Thursday, November 17, 2016

Clothes Make the Man (or Woman)

In season 2 of my favorite show, Buffy the Vampire Slayer, the 6th episode "Halloween" dealt with the pandemonium that ensued when people who rented or purchased their costume from one particular shop turned into their costumes: Willow became a ghost, Xander became soldier, and Buffy became a terrified and helpless 18th century maiden.


This episode had an interesting place in the canon of the show. Xander became a fighter, and Willow had her first taste of being a leader of the Scooby Gang. But more than that, the episode is a great demonstration of a psychological concept. This isn't the first time the show has displayed complex psychological phenomena (see some of my previous posts here). But the particular concept this episode displayed was something I just learned about.

Last night, after I had reached my word count for the day, I decided to take a break, and read a bit more of You Are Now Less Dumb, and came to a fascinating chapter about enclothed cognition. This morning, I found the full-text of the original study:
We introduce the term “enclothed cognition” to describe the systematic influence that clothes have on the wearer’s psychological processes. Providing a potentially unifying framework to integrate past findings and capture the diverse impact that clothes can have on the wearer, we propose that enclothed cognition involves the co-occurrence of two independent factors – the symbolic meaning of the clothes and the physical experience of wearing them.
Basically, wearing clothes of a certain type of person, professional, etc., actually changes the way we think and behave. This effect is more than simply priming. And the researchers who originated this concept, Hajo Adam and Adam Galinsky of Northwestern University, devised an interesting study to demonstrate this difference. They used a white lab coat as their clothing selection.
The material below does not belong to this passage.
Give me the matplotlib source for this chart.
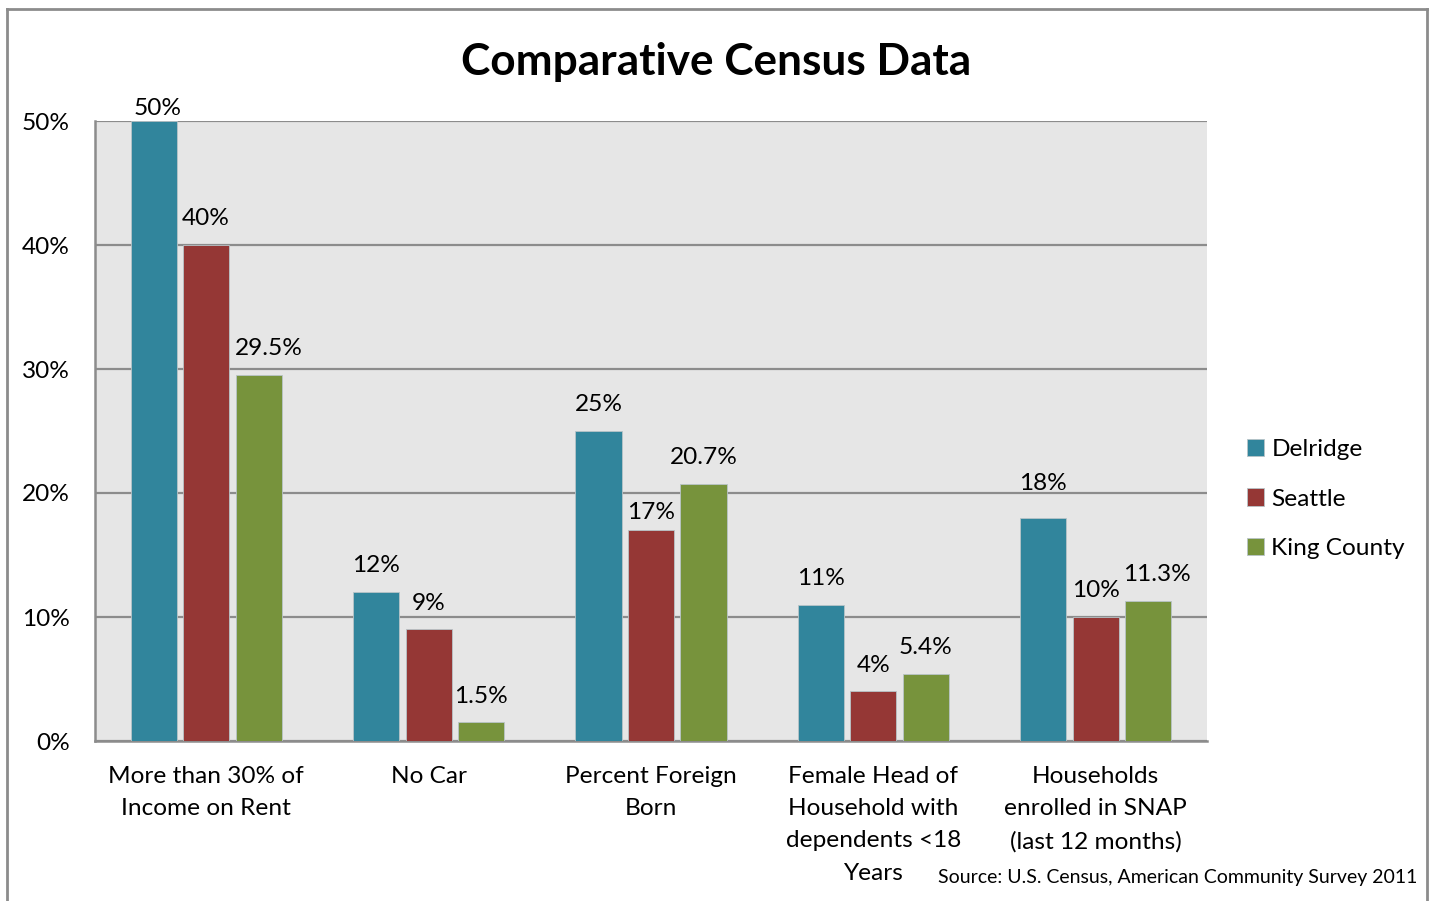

In the first study, participants were randomly assigned to wear or not wear a lab coat while completing a Stroop task. which is a cognitively taxing procedure that involves identifying the font color of a series of color words. In some cases, the font color and the word matched (e.g., red - the correct answer is red) but in other cases, the font color and the word were mismatched (e.g., red - the correct answer is blue). Participants who wore a lab coat made half as many errors as people who did not wear the lab coat.

Next, they conducted two more studies to rule out mere exposure and priming as an explanation of these effects. If priming were a factor, just thinking about doctors/scientists/people who wear lab coats might enhance your performance. So we would expect people who are told just to think about doctors for instance would perform as well as people who wore the lab coat.

In study 2, they ruled out mere exposure. They had three conditions: in two of the groups, people wore the lab coat, but half were told it was a doctor's coat and the other half that it was a painter's smock. In the third condition, a lab coat described as a doctor's coat was on the table near them while they completed the study, but they didn't put it on. All participants then completed a visual search task, which involves identifying differences between two similar pictures; for example:


In this study, people who wore what was described as a doctor's coat spotted significantly more differences than either of the other two conditions. In the third study, they added one more step to the people who merely saw the doctor's coat: they had them write an essay about the meaning behind the coat, how they identify with it, and so on. This time, they found that people who wrote an essay about the doctor's coat identified significantly more differences than people who wore what they thought was a painter's smock (the priming effect), but the people who wore the doctor's coat outperformed them both (the enclothed cognition effect).

What we wear really can make us who we are.